山都町の「通潤橋」が国宝に指定 観光などに期待も
近世最大級の石造アーチとされる熊本県山都町の「通潤橋」が、25日、国宝に指定されました。
国宝に指定されたのは山都町の「通潤橋」で、ことし6月の国の文化審議会の答申を受けて、25日、官報に告示されました。
通潤橋は、水源に乏しい周辺の農地を潤すためおよそ170年前に建てられた水路橋で、技術的にも完成度が高いとされています。
通潤橋では、通水管のなかにたまった土砂を取り除くため橋の中央部分から放水が行われていて、観光の売りの1つとなっています。
2016年の熊本地震や2018年の豪雨で橋の一部が崩れるなどの被害を受けましたが、復旧工事を経て3年前には放水を再開し、現在も地域の農業を支えています。
山都町は、通潤橋の国宝指定に伴い、一帯でのドローンなど、無人航空機の飛行や物品販売を規制することなどを盛り込んだ条例を、25日、施行しました。
山都町の梅田穰町長は「通潤橋を将来へ継承するための取り組みをより一層推進し、農業や観光なども含めて、地域の発展につながるよう町づくりを行います」とコメントしています。
山都町の「通潤橋」では、多くの人が写真を撮ったり景色を楽しんだりして、散策していました。

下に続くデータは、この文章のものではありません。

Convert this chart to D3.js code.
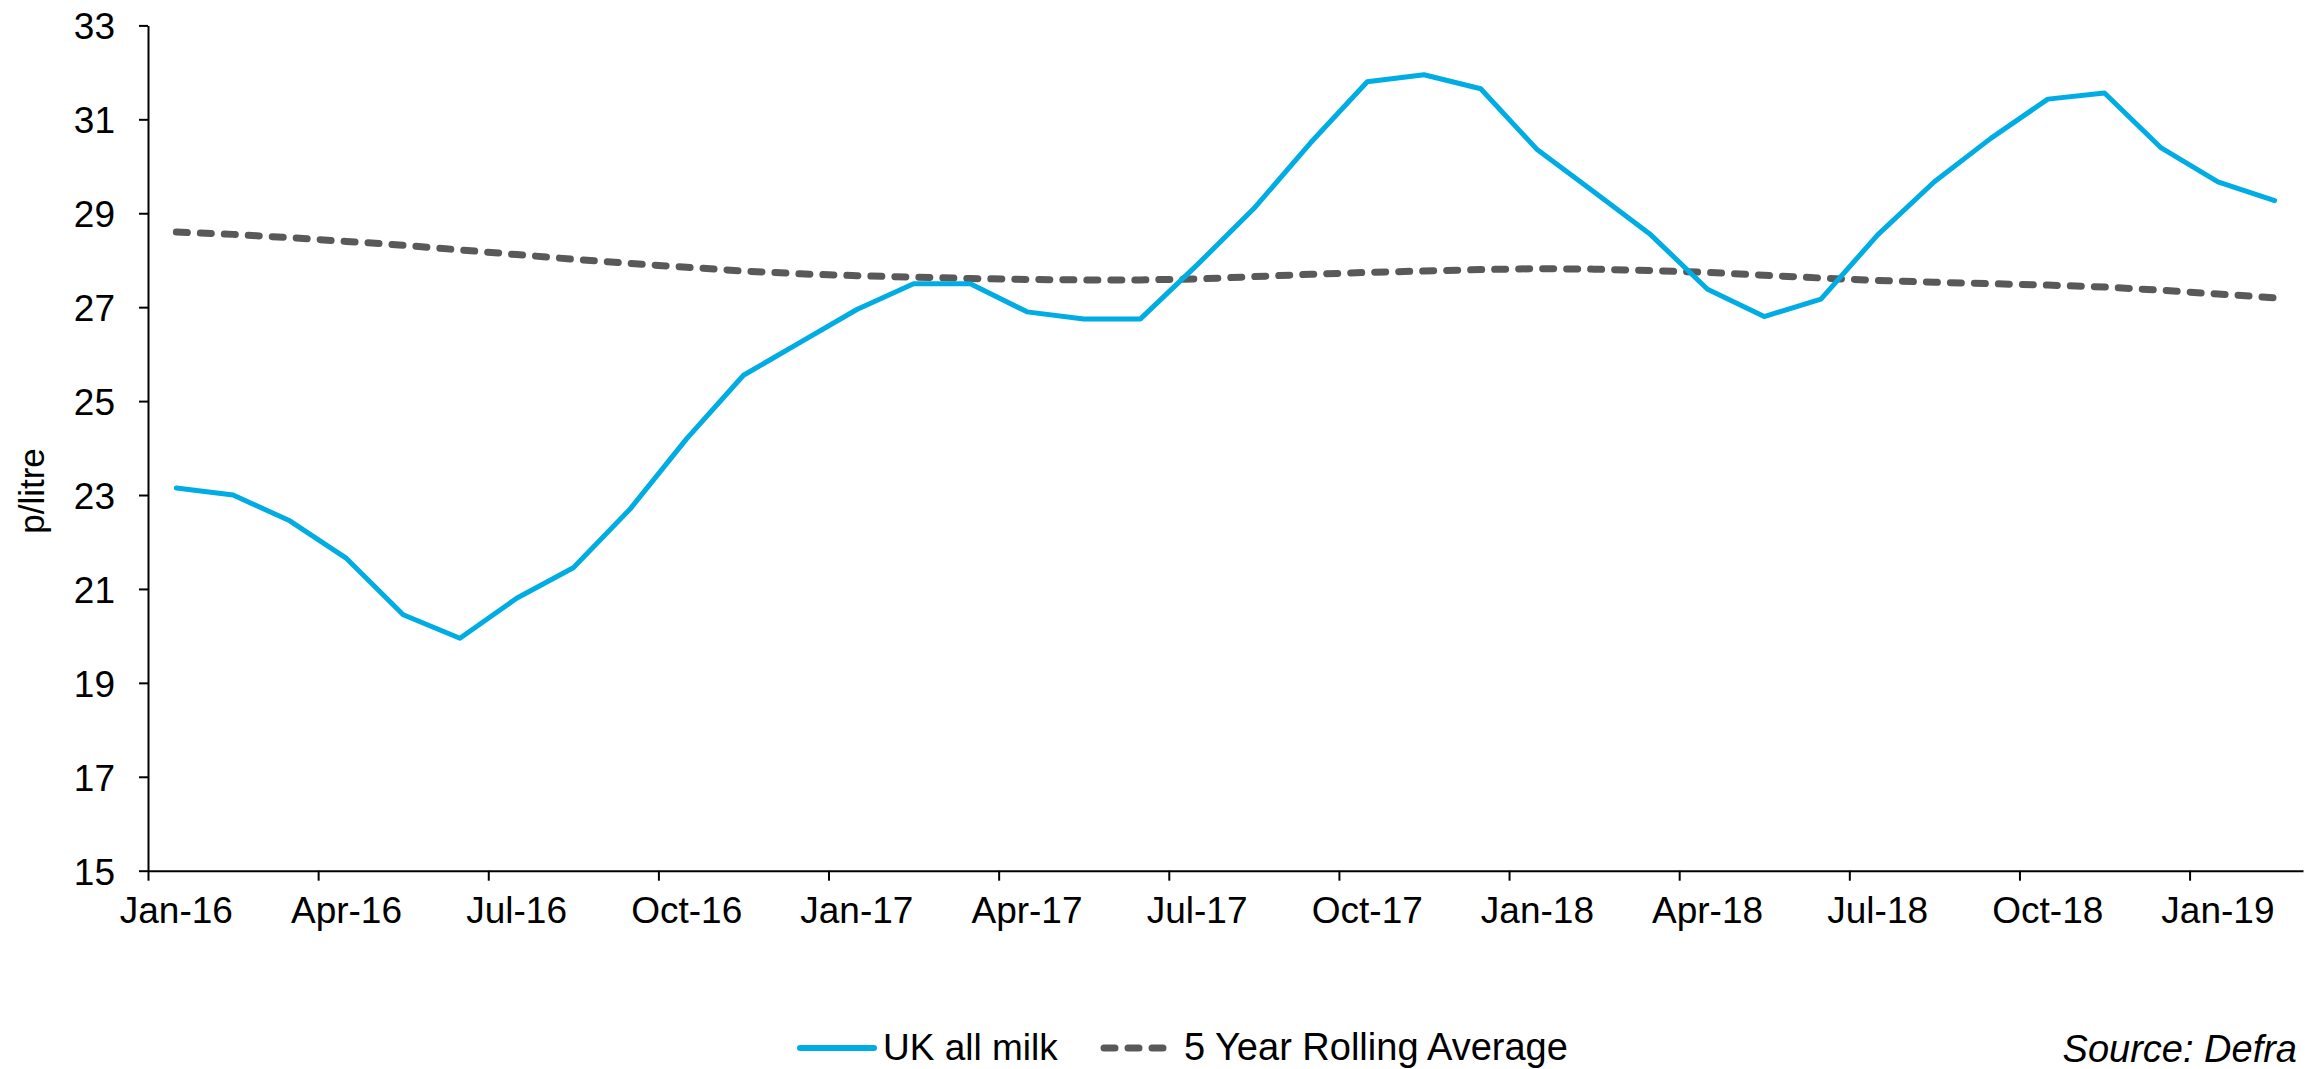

東京から訪れた60代の夫婦は「思ったよりも、迫力がありました。国宝に指定された日に来られて、感無量です」と話していました。
岡山から旅行で訪れた夫婦は「ガイドさんからバスの中で聞いて、大喜びでした。きょう来られて、とても光栄です。わずか2年間でつくられたということで、素晴らしく、芸術のようですね」と話していました。